Repeat every line of the listing below exactly, minus the pictures.

## start STORED DATA

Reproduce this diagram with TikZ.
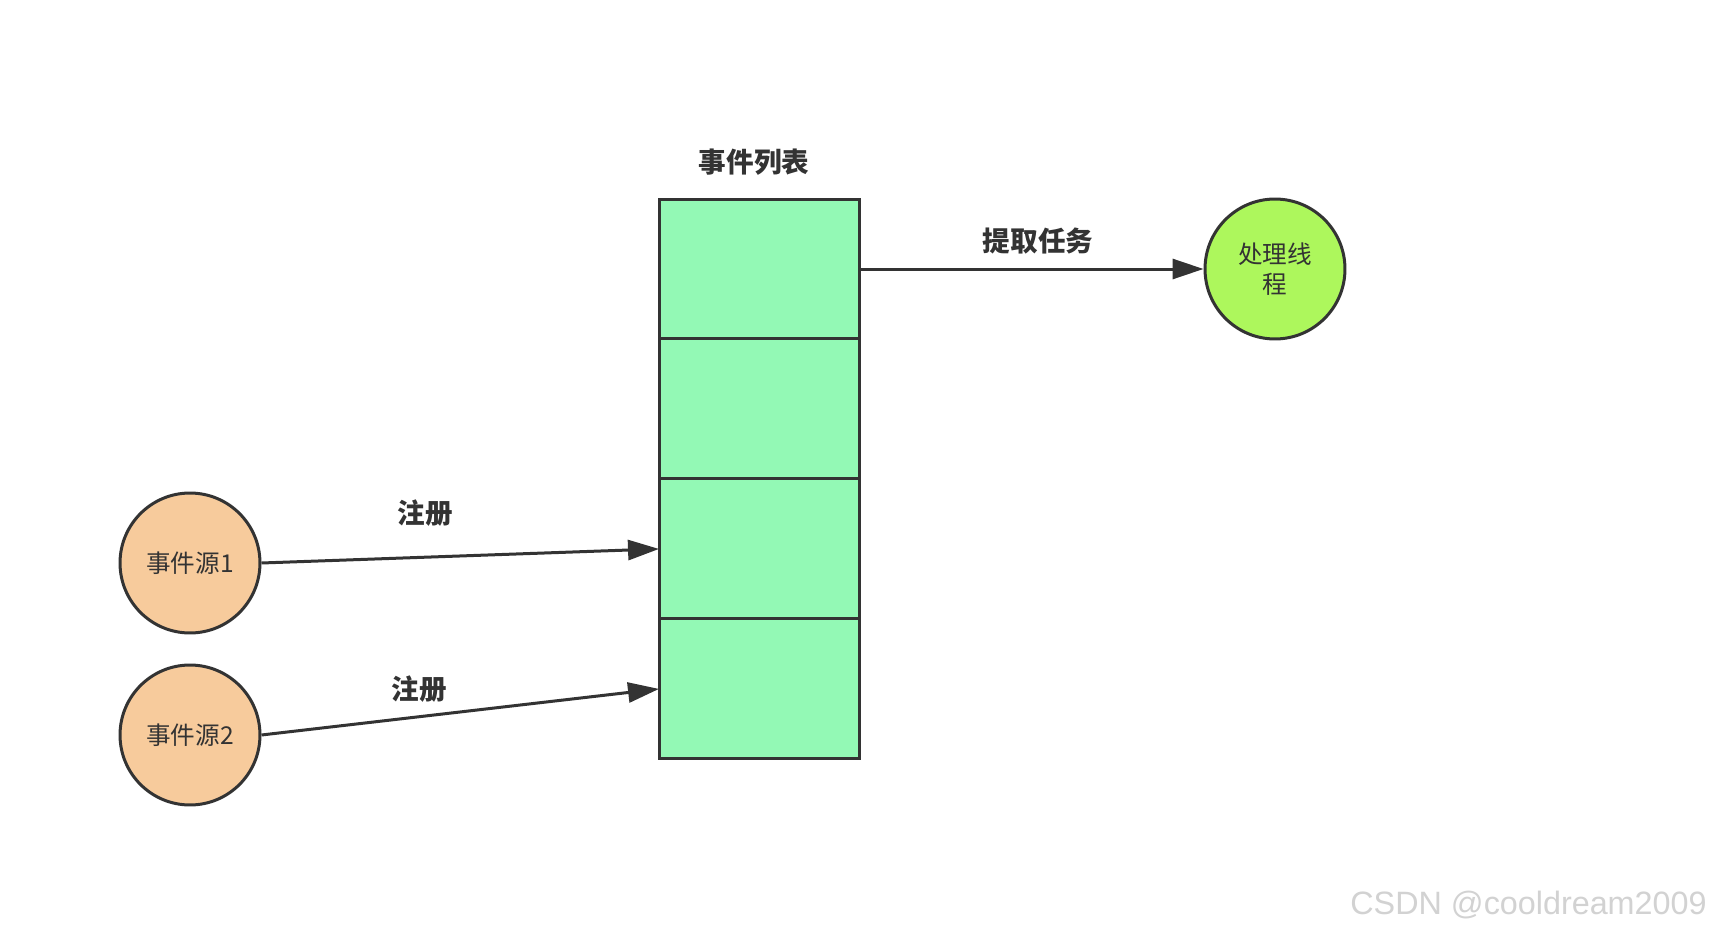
\documentclass[tikz,border=0pt]{standalone}
\usepackage{fontspec}
\setmainfont{Liberation Sans}
\newfontfamily\cjk{Noto Sans CJK SC}
\usetikzlibrary{arrows.meta}
\usetikzlibrary{positioning}
\definecolor{cellgreen}{HTML}{93F9B5}
\definecolor{srcorange}{HTML}{F7CB9C}
\definecolor{workgreen}{HTML}{ADF75C}
\definecolor{edgegray}{HTML}{333333}

\begin{document}
\begin{tikzpicture}[x=0.02cm,y=-0.02cm,
	cell/.style={draw=edgegray,fill=cellgreen,line width=0.06cm,minimum width=4.02cm,minimum height=2.8cm,inner sep=0pt,outer sep=0pt},
	source/.style={circle,draw=edgegray,fill=srcorange,line width=0.06cm,minimum size=2.8cm,inner sep=0pt,font=\cjk\fontsize{14pt}{16pt}\selectfont,text=edgegray},
	worker/.style={circle,draw=edgegray,fill=workgreen,line width=0.06cm,minimum size=2.8cm,inner sep=0pt,align=center,font=\cjk\fontsize{14pt}{17pt}\selectfont,text=edgegray},
	label/.style={font=\cjk\bfseries\fontsize{15.7pt}{18pt}\selectfont,text=edgegray},
	flow/.style={draw=edgegray,line width=0.06cm,-{Triangle[length=0.62cm,width=0.4cm]}}]
	\useasboundingbox[fill=white] (0,0) rectangle (1712,936);
	% event list
	\node[cell] (cell1) at (759.5,269) {};
	\node[cell,below=0pt of cell1] (cell2) {};
	\node[cell,below=0pt of cell2] (cell3) {};
	\node[cell,below=0pt of cell3] (cell4) {};
	\node[label] (listname) at (754,162) {事件列表};
	% sources and worker
	\node[source] (src1) at (190,563) {事件源1};
	\node[source] (src2) at (190,735) {事件源2};
	\node[worker] (thread) at (1275,269) {处理线\\程};
	% arrows
	\draw[flow] (src1.east) -- (cell3.west);
	\draw[flow] (src2.east) -- (cell4.west);
	\draw[flow] (cell1.east) -- (thread.west);
	\node[label] (reg1) at (425,513) {注册};
	\node[label] (reg2) at (419,689) {注册};
	\node[label] (fetch) at (1038,241) {提取任务};
	\node[anchor=east,inner sep=0pt,text=gray!35,font=\fontsize{18.4pt}{22pt}\selectfont] (mark) at (1707,905) {CSDN @cooldream2009};
\end{tikzpicture}
\end{document}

## end STORED DATA

> _RESULT BELOW_
Reproduce this diagram with TikZ.
\documentclass[tikz,border=0pt]{standalone}
\usepackage{fontspec}
\setmainfont{Liberation Sans}
\newfontfamily\cjk{Noto Sans CJK SC}
\usetikzlibrary{arrows.meta}
\usetikzlibrary{positioning}
\definecolor{cellgreen}{HTML}{93F9B5}
\definecolor{srcorange}{HTML}{F7CB9C}
\definecolor{workgreen}{HTML}{ADF75C}
\definecolor{edgegray}{HTML}{333333}

\begin{document}
\begin{tikzpicture}[x=0.02cm,y=-0.02cm,
	cell/.style={draw=edgegray,fill=cellgreen,line width=0.06cm,minimum width=4.02cm,minimum height=2.8cm,inner sep=0pt,outer sep=0pt},
	source/.style={circle,draw=edgegray,fill=srcorange,line width=0.06cm,minimum size=2.8cm,inner sep=0pt,font=\cjk\fontsize{14pt}{16pt}\selectfont,text=edgegray},
	worker/.style={circle,draw=edgegray,fill=workgreen,line width=0.06cm,minimum size=2.8cm,inner sep=0pt,align=center,font=\cjk\fontsize{14pt}{17pt}\selectfont,text=edgegray},
	label/.style={font=\cjk\bfseries\fontsize{15.7pt}{18pt}\selectfont,text=edgegray},
	flow/.style={draw=edgegray,line width=0.06cm,-{Triangle[length=0.62cm,width=0.4cm]}}]
	\useasboundingbox[fill=white] (0,0) rectangle (1712,936);
	% event list
	\node[cell] (cell1) at (759.5,269) {};
	\node[cell,below=0pt of cell1] (cell2) {};
	\node[cell,below=0pt of cell2] (cell3) {};
	\node[cell,below=0pt of cell3] (cell4) {};
	\node[label] (listname) at (754,162) {事件列表};
	% sources and worker
	\node[source] (src1) at (190,563) {事件源1};
	\node[source] (src2) at (190,735) {事件源2};
	\node[worker] (thread) at (1275,269) {处理线\\程};
	% arrows
	\draw[flow] (src1.east) -- (cell3.west);
	\draw[flow] (src2.east) -- (cell4.west);
	\draw[flow] (cell1.east) -- (thread.west);
	\node[label] (reg1) at (425,513) {注册};
	\node[label] (reg2) at (419,689) {注册};
	\node[label] (fetch) at (1038,241) {提取任务};
	\node[anchor=east,inner sep=0pt,text=gray!35,font=\fontsize{18.4pt}{22pt}\selectfont] (mark) at (1707,905) {CSDN @cooldream2009};
\end{tikzpicture}
\end{document}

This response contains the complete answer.